O primeiro capítulo é intitulado “Bom ou mau?”, e narra uma conversa entre dona Luiza Leal e o seu primo, Antônio Alves de Abreu, a respeito de um dos ladrões crucificados do lado de Jesus, mais precisamente sobre o ladrão que se arrependeu. 

Dona Luiza Leal mostrou a seu primo um livrinho que tinha a figura de um homem na cruz, e ela jurava que era Cristo crucificado. Mas, Antônio Alves de Abreu leu o letreiro na capa do livro que dizia: “O ladrão na cruz”. Ele disse à Luiza que aquela figura na capa do livro era do ladrão na cruz. Ainda duvidosa, Luiza Leal olhou de novo a figura do crucificado, e respondeu para seu primo: “Ah! Sim! É verdade! É o bom ladrão.”

Quando Luiza Leal se referiu ao ladrão que se arrependeu como bom, o primo dela retruca, e uma polêmica se levanta. Num dado momento da conversa, Antônio Alves de Abreu, já irritado com sua prima, diz: “Ele era bom? Muitas vezes não. Era um malvado que merecia o inferno.”

Assim uma polêmica instaurada entre os dois personagens da obra do Dr. Kalley.
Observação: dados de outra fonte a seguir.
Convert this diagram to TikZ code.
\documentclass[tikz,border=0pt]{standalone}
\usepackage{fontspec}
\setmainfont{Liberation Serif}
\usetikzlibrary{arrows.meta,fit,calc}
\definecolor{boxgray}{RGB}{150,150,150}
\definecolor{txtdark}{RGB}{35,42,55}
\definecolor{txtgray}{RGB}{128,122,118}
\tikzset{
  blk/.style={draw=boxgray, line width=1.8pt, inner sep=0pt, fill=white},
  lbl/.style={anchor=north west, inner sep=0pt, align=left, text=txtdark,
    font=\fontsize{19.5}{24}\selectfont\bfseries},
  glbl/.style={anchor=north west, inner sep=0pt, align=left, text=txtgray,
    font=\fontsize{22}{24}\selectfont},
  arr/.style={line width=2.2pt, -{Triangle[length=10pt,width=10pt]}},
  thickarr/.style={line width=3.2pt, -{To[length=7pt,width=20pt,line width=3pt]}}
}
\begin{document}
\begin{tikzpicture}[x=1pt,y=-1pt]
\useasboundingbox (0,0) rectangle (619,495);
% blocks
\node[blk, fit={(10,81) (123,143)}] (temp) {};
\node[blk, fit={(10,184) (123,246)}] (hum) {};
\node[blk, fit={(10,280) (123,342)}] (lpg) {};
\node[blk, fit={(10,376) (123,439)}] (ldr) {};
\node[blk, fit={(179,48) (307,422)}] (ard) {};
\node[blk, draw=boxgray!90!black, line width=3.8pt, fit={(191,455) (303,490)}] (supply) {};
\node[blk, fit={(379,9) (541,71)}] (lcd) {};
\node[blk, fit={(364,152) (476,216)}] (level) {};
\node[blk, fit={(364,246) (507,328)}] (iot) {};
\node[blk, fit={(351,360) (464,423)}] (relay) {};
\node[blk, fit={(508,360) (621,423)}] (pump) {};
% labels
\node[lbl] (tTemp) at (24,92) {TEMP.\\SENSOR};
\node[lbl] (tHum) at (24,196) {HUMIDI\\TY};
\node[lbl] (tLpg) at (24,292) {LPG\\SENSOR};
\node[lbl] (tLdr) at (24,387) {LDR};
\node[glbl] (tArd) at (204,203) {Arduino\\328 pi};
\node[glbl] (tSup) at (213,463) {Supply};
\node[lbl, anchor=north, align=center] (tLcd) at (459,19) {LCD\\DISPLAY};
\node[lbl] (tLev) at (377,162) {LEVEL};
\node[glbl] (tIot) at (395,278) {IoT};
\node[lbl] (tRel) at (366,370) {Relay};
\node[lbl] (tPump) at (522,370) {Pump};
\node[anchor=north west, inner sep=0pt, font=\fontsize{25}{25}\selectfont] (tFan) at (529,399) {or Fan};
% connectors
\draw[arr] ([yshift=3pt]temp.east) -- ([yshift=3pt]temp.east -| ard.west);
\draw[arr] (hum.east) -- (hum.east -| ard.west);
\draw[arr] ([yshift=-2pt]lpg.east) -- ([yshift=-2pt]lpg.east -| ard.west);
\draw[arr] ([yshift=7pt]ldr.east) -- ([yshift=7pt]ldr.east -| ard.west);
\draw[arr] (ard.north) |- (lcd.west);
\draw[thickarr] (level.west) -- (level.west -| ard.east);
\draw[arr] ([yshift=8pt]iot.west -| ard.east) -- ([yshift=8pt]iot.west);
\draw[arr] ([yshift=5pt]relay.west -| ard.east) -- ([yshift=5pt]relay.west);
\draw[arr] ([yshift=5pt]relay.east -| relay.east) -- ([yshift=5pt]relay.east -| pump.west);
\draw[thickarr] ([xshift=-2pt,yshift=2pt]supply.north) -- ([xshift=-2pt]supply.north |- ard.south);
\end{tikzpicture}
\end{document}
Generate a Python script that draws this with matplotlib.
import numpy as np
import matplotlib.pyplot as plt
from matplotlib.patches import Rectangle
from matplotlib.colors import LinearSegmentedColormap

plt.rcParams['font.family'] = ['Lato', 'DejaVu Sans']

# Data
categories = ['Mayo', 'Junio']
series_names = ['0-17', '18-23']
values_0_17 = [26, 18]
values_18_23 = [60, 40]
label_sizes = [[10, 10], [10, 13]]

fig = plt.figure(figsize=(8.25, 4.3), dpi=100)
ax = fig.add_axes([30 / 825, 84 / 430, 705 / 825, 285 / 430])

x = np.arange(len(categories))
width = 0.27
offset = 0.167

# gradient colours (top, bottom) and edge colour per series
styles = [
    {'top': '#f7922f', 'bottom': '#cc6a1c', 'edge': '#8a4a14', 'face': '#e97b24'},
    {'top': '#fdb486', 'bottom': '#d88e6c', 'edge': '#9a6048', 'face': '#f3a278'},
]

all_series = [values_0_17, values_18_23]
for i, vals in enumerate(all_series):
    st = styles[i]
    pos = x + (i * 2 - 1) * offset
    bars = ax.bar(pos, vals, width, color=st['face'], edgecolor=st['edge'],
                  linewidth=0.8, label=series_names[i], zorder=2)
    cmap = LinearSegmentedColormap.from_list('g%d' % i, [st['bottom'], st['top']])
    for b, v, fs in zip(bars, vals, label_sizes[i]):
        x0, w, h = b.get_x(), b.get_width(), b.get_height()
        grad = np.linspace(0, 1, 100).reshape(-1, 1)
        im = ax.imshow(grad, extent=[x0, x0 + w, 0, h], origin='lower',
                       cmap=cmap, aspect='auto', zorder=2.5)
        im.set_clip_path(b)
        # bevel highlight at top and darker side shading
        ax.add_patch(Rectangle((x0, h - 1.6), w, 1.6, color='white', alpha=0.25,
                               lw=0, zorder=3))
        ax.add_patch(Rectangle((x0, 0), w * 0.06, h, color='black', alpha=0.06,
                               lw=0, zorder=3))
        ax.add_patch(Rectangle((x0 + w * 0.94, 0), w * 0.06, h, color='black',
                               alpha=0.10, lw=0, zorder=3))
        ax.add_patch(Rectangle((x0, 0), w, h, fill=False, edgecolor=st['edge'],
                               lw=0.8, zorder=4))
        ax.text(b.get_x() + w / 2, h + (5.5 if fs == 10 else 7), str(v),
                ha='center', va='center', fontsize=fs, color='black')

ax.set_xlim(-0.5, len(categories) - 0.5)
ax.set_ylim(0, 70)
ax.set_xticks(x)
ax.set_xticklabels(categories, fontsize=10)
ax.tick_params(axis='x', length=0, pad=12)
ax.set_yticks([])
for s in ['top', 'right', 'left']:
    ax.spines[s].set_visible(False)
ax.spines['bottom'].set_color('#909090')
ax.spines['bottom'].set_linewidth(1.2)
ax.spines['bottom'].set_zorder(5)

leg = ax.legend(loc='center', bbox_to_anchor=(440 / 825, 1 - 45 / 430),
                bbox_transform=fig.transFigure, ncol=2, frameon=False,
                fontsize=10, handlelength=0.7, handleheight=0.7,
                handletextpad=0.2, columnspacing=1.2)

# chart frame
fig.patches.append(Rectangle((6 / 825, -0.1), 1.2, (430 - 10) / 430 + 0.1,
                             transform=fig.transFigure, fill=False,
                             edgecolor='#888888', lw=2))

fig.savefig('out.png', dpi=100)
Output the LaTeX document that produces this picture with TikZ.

Em 1861, Robert R. Kalley mandou “O ladrão na cruz” para ser impresso em Londres, Inglaterra. Em 1862, no desembarcar desta obra em forma de livro, o funcionário público de nome Antônio Eulálio, que trabalhava como inspetor na alfândega do Rio de Janeiro, resolveu reter a retirada do livro “O ladrão na cruz” por considerá-lo ofensivo à religião que o Brasil tinha como oficial na época.

O Dr. Kalley teve que fazer uma reclamação administrativa, reportando o caso da apreensão do livro de sua autoria ao Ministério da Fazenda. Em 22 de Dezembro de 1862, saiu a decisão nº 594 do Ministério da Fazenda, autorizando a retirada de "O Ladrão na Cruz" da alfândega. 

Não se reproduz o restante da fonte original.